• [Given problem]: Reproduce the material below line by line, beginning with its first line and ending with the line that contains "width=313pt,minimum height=35pt] (acst)"; leave out pictures.

/---

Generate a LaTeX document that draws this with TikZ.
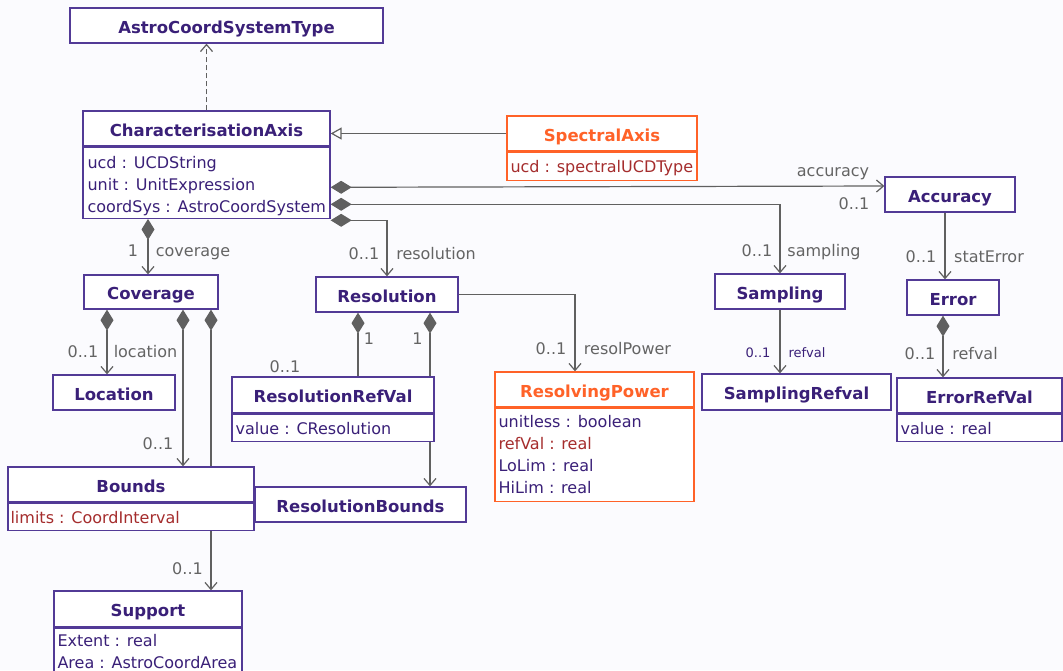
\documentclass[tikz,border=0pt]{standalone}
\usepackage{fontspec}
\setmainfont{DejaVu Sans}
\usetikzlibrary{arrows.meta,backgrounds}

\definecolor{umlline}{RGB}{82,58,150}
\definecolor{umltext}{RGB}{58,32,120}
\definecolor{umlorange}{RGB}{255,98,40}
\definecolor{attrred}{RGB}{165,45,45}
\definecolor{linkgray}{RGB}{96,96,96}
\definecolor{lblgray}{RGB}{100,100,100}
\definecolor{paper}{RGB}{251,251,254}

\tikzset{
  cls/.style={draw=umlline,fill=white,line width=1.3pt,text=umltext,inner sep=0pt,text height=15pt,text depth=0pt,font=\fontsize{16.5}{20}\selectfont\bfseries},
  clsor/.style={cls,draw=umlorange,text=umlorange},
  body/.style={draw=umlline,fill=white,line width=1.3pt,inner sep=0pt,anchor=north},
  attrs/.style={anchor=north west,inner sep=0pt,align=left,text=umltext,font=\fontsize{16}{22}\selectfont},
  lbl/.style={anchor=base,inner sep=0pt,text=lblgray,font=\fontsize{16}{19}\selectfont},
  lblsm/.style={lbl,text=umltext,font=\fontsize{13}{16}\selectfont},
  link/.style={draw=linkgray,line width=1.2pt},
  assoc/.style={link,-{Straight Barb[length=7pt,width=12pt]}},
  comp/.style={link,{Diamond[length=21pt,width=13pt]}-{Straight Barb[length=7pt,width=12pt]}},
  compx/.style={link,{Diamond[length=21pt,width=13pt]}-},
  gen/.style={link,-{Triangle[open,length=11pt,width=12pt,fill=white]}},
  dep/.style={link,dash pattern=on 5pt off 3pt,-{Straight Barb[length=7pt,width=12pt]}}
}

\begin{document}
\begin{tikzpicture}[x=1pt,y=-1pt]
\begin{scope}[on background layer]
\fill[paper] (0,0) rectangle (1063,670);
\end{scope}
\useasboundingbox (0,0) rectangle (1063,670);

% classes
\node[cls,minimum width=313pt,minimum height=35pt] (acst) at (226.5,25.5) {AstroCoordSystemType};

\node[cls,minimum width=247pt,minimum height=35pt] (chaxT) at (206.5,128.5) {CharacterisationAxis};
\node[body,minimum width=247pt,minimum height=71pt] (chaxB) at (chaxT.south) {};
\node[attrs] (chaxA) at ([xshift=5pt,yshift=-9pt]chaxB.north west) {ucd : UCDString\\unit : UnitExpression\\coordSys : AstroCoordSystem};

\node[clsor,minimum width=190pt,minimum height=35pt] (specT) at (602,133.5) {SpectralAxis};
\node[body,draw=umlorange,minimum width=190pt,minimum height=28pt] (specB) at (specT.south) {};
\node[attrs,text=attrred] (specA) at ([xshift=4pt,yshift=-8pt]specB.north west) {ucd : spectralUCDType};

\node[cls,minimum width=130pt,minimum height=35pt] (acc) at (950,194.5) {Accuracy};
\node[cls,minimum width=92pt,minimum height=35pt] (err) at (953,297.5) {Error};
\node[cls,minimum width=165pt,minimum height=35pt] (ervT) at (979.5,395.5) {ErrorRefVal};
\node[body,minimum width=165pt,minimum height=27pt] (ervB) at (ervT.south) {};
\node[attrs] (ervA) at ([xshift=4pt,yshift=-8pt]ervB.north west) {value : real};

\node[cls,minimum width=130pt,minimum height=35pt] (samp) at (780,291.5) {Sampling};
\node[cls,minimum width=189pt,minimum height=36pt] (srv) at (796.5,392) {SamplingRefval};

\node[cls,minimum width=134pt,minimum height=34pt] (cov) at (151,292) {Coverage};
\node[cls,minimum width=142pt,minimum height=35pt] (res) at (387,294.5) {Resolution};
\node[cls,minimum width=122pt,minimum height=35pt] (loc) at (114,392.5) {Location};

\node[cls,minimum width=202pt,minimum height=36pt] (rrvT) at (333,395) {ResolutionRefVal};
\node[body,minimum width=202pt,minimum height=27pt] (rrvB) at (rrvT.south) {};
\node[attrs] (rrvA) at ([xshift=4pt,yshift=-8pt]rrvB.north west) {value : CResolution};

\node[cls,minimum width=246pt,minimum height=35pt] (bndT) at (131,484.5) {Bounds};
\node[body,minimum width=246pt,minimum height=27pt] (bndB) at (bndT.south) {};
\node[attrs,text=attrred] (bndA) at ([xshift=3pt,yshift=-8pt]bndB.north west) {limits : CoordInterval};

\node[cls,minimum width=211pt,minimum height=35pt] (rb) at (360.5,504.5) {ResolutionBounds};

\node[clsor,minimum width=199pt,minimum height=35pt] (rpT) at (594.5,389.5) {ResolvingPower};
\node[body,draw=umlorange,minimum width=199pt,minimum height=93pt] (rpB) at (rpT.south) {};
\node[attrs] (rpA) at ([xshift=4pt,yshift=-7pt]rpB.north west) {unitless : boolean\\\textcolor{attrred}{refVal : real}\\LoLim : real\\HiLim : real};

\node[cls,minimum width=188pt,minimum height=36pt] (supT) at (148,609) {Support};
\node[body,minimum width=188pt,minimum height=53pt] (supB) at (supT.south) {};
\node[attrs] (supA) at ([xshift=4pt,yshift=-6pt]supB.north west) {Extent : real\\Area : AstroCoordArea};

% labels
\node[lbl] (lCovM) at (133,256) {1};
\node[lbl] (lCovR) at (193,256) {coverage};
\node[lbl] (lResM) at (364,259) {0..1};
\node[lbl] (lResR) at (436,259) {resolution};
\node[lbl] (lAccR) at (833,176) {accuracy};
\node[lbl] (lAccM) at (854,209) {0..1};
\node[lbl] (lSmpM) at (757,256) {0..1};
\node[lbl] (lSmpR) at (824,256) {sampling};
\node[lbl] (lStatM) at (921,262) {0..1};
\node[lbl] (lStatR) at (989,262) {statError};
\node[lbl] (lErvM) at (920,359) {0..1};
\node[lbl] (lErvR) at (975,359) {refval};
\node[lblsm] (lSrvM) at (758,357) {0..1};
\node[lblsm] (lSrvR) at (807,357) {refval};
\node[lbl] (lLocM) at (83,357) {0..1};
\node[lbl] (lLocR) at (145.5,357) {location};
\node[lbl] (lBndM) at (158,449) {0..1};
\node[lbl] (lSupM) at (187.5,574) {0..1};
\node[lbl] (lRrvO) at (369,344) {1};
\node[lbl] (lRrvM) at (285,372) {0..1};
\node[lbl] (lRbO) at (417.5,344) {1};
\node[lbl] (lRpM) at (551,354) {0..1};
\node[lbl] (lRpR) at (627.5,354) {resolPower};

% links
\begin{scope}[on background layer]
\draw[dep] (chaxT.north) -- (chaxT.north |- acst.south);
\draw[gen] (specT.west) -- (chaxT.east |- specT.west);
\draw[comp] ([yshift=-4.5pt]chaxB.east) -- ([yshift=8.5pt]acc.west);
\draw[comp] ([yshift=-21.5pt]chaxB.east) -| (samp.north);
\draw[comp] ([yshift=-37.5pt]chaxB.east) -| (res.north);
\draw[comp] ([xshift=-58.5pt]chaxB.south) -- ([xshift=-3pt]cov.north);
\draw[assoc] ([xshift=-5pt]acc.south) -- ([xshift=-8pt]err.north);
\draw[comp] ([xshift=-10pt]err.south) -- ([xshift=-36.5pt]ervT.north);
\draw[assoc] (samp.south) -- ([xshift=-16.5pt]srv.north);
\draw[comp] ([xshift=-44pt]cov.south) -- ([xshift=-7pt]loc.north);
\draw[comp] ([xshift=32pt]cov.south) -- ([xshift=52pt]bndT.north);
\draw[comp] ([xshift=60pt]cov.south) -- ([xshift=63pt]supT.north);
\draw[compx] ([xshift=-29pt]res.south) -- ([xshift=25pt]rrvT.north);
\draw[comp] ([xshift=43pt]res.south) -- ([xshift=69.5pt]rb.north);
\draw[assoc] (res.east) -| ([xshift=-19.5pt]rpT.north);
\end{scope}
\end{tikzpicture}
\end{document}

\---

• [Solution to this task]:
Generate a LaTeX document that draws this with TikZ.
\documentclass[tikz,border=0pt]{standalone}
\usepackage{fontspec}
\setmainfont{DejaVu Sans}
\usetikzlibrary{arrows.meta,backgrounds}

\definecolor{umlline}{RGB}{82,58,150}
\definecolor{umltext}{RGB}{58,32,120}
\definecolor{umlorange}{RGB}{255,98,40}
\definecolor{attrred}{RGB}{165,45,45}
\definecolor{linkgray}{RGB}{96,96,96}
\definecolor{lblgray}{RGB}{100,100,100}
\definecolor{paper}{RGB}{251,251,254}

\tikzset{
  cls/.style={draw=umlline,fill=white,line width=1.3pt,text=umltext,inner sep=0pt,text height=15pt,text depth=0pt,font=\fontsize{16.5}{20}\selectfont\bfseries},
  clsor/.style={cls,draw=umlorange,text=umlorange},
  body/.style={draw=umlline,fill=white,line width=1.3pt,inner sep=0pt,anchor=north},
  attrs/.style={anchor=north west,inner sep=0pt,align=left,text=umltext,font=\fontsize{16}{22}\selectfont},
  lbl/.style={anchor=base,inner sep=0pt,text=lblgray,font=\fontsize{16}{19}\selectfont},
  lblsm/.style={lbl,text=umltext,font=\fontsize{13}{16}\selectfont},
  link/.style={draw=linkgray,line width=1.2pt},
  assoc/.style={link,-{Straight Barb[length=7pt,width=12pt]}},
  comp/.style={link,{Diamond[length=21pt,width=13pt]}-{Straight Barb[length=7pt,width=12pt]}},
  compx/.style={link,{Diamond[length=21pt,width=13pt]}-},
  gen/.style={link,-{Triangle[open,length=11pt,width=12pt,fill=white]}},
  dep/.style={link,dash pattern=on 5pt off 3pt,-{Straight Barb[length=7pt,width=12pt]}}
}

\begin{document}
\begin{tikzpicture}[x=1pt,y=-1pt]
\begin{scope}[on background layer]
\fill[paper] (0,0) rectangle (1063,670);
\end{scope}
\useasboundingbox (0,0) rectangle (1063,670);

% classes
\node[cls,minimum width=313pt,minimum height=35pt] (acst) at (226.5,25.5) {AstroCoordSystemType};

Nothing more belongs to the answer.